Material provided:
————————

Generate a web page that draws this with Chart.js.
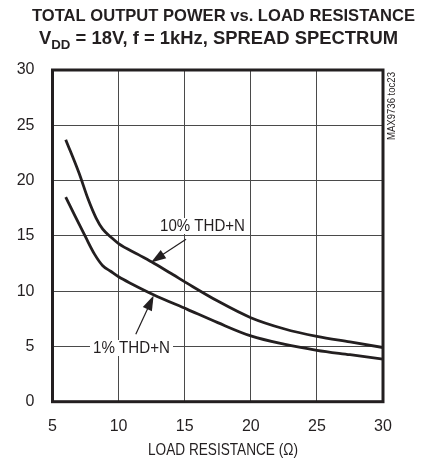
<!DOCTYPE html>
<html>
<head>
<meta charset="utf-8">
<script src="https://cdn.jsdelivr.net/npm/chart.js@4.4.1/dist/chart.umd.min.js"></script>
<style>
  html, body { margin: 0; padding: 0; background: #fff; }
  #wrap { width: 438px; height: 463px; position: relative; }
</style>
</head>
<body>
<div id="wrap"><canvas id="c" width="438" height="463"></canvas></div>
<script>
/* Total output power vs. load resistance (MAX9736 toc23) */

const loadOhms10 = [6, 7, 7.7, 8.3, 8.8, 9.5, 10, 11.5, 12.7, 14.1, 15.2, 17.5, 20, 22.5, 25, 27.5, 30];
const power10    = [23.7, 20.7, 18.3, 16.6, 15.6, 14.8, 14.3, 13.3, 12.5, 11.5, 10.7, 9.1, 7.6, 6.6, 5.9, 5.4, 4.9];

const loadOhms1  = [6, 6.7, 7.5, 8.2, 8.8, 9.4, 10, 11, 12.6, 15.2, 17.5, 20, 22.5, 25, 27.5, 30];
const power1     = [18.5, 16.8, 14.9, 13.3, 12.3, 11.8, 11.3, 10.65, 9.7, 8.35, 7.15, 5.95, 5.2, 4.65, 4.25, 3.85];

const xTicks = [5, 10, 15, 20, 25, 30];
const yTicks = [0, 5, 10, 15, 20, 25, 30];

const INK = '#231f20';
const FONT = "'Liberation Sans Narrow', 'Arial Narrow', 'Liberation Sans', Arial, sans-serif";

function pts(xs, ys){ return xs.map((x, i) => ({ x, y: ys[i] })); }

// draw text squeezed/stretched horizontally to a target width (no narrow font installed)
function fitText(ctx, text, cx, cy, width){
  const k = width / ctx.measureText(text).width;
  ctx.save();
  ctx.translate(cx, cy);
  ctx.scale(k, 1);
  ctx.textAlign = 'center';
  ctx.fillText(text, 0, 0);
  ctx.restore();
}

// label on white box, with an arrow pointing to a curve
function callout(ctx, xs, ys, text, tx, ty, width, from, to){
  ctx.save();
  ctx.font = '16px ' + FONT;
  ctx.textBaseline = 'middle';
  ctx.fillStyle = '#fff';
  ctx.fillRect(tx - width/2 - 3, ty - 8, width + 6, 16);
  ctx.fillStyle = INK;
  fitText(ctx, text, tx, ty + 1, width);
  const x0 = xs.getPixelForValue(from[0]), y0 = ys.getPixelForValue(from[1]);
  const x1 = xs.getPixelForValue(to[0]),   y1 = ys.getPixelForValue(to[1]);
  const a = Math.atan2(y1 - y0, x1 - x0);
  ctx.strokeStyle = INK; ctx.lineWidth = 1.2;
  ctx.beginPath(); ctx.moveTo(x0, y0); ctx.lineTo(x1 - 10*Math.cos(a), y1 - 10*Math.sin(a)); ctx.stroke();
  ctx.beginPath();
  ctx.moveTo(x1, y1);
  ctx.lineTo(x1 - 15*Math.cos(a) + 5*Math.sin(a), y1 - 15*Math.sin(a) - 5*Math.cos(a));
  ctx.lineTo(x1 - 15*Math.cos(a) - 5*Math.sin(a), y1 - 15*Math.sin(a) + 5*Math.cos(a));
  ctx.closePath(); ctx.fill();
  ctx.restore();
}

const decor = {
  id: 'decor',
  afterDatasetsDraw(chart){
    const { ctx, chartArea: a, scales: { x, y } } = chart;
    callout(ctx, x, y, '10% THD+N', 202.5, 226, 85, [15.1, 14.7], [12.45, 12.6]);
    callout(ctx, x, y, '1% THD+N', 131.5, 348, 77, [11.3, 6.1], [12.65, 9.6]);

    // frame
    ctx.save();
    ctx.strokeStyle = INK; ctx.lineWidth = 3;
    ctx.strokeRect(a.left, a.top, a.right - a.left, a.bottom - a.top);

    // titles
    ctx.fillStyle = INK;
    ctx.textBaseline = 'middle';
    ctx.font = 'bold 17px ' + FONT;
    fitText(ctx, 'TOTAL OUTPUT POWER vs. LOAD RESISTANCE', 223.5, 16, 383);

    // second line: V with DD subscript
    const p1 = 'V', sub = 'DD', p2 = ' = 18V, f = 1kHz, SPREAD SPECTRUM';
    ctx.font = 'bold 18px ' + FONT;
    const w1 = ctx.measureText(p1).width, w3 = ctx.measureText(p2).width;
    ctx.font = 'bold 13px ' + FONT;
    const w2 = ctx.measureText(sub).width;
    const k = 359 / (w1 + w2 + w3);
    ctx.save();
    ctx.translate(218.5 - 359 / 2, 39);
    ctx.scale(k, 1);
    ctx.textAlign = 'left';
    ctx.font = 'bold 18px ' + FONT;
    ctx.fillText(p1, 0, 0);
    ctx.font = 'bold 13px ' + FONT;
    ctx.fillText(sub, w1, 6);
    ctx.font = 'bold 18px ' + FONT;
    ctx.fillText(p2, w1 + w2, 0);
    ctx.restore();

    // axis title
    ctx.font = '16px ' + FONT;
    fitText(ctx, 'LOAD RESISTANCE (\u03A9)', 223, 451, 150);

    // figure id
    ctx.translate(392, 106);
    ctx.rotate(-Math.PI / 2);
    ctx.font = '10px ' + FONT;
    fitText(ctx, 'MAX9736 toc23', 0, 0, 68);
    ctx.restore();
  }
};

new Chart(document.getElementById('c'), {
  type: 'line',
  data: {
    datasets: [
      { label: '10% THD+N', data: pts(loadOhms10, power10) },
      { label: '1% THD+N',  data: pts(loadOhms1,  power1) },
    ].map(d => ({ borderColor: INK, borderWidth: 2.8, pointRadius: 0, fill: false,
                  cubicInterpolationMode: 'monotone', ...d }))
  },
  options: {
    responsive: false, animation: false,
    devicePixelRatio: 1,
    layout: { padding: { top: 70, right: 55, left: 0, bottom: 0 } },
    plugins: { legend: { display: false }, tooltip: { enabled: false }, title: { display: false } },
    scales: {
      x: {
        type: 'linear', min: 5, max: 30,
        afterBuildTicks: s => { s.ticks = xTicks.map(v => ({ value: v })); },
        afterFit: s => { s.height = 61.3; },
        grid: { color: '#4a4a4a', lineWidth: 1, drawTicks: false },
        border: { display: false },
        ticks: { color: INK, padding: 15, font: { family: FONT, size: 16 } }
      },
      y: {
        min: 0, max: 30,
        afterBuildTicks: s => { s.ticks = yTicks.map(v => ({ value: v })); },
        afterFit: s => { s.width = 52.5; },
        grid: { color: '#4a4a4a', lineWidth: 1, drawTicks: false },
        border: { display: false },
        ticks: { color: INK, padding: 18, font: { family: FONT, size: 16 } }
      }
    }
  },
  plugins: [decor]
});
</script>
</body>
</html>
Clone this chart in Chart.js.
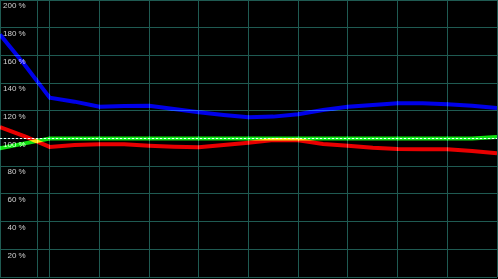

————————

Directions for this task:
Write down every line from the opening of the listing to the line with "5.9, 5.4, 4.9];", both included, and nothing else; the pictures are omitted.

Result:
Generate a web page that draws this with Chart.js.
<!DOCTYPE html>
<html>
<head>
<meta charset="utf-8">
<script src="https://cdn.jsdelivr.net/npm/chart.js@4.4.1/dist/chart.umd.min.js"></script>
<style>
  html, body { margin: 0; padding: 0; background: #fff; }
  #wrap { width: 438px; height: 463px; position: relative; }
</style>
</head>
<body>
<div id="wrap"><canvas id="c" width="438" height="463"></canvas></div>
<script>
/* Total output power vs. load resistance (MAX9736 toc23) */

const loadOhms10 = [6, 7, 7.7, 8.3, 8.8, 9.5, 10, 11.5, 12.7, 14.1, 15.2, 17.5, 20, 22.5, 25, 27.5, 30];
const power10    = [23.7, 20.7, 18.3, 16.6, 15.6, 14.8, 14.3, 13.3, 12.5, 11.5, 10.7, 9.1, 7.6, 6.6, 5.9, 5.4, 4.9];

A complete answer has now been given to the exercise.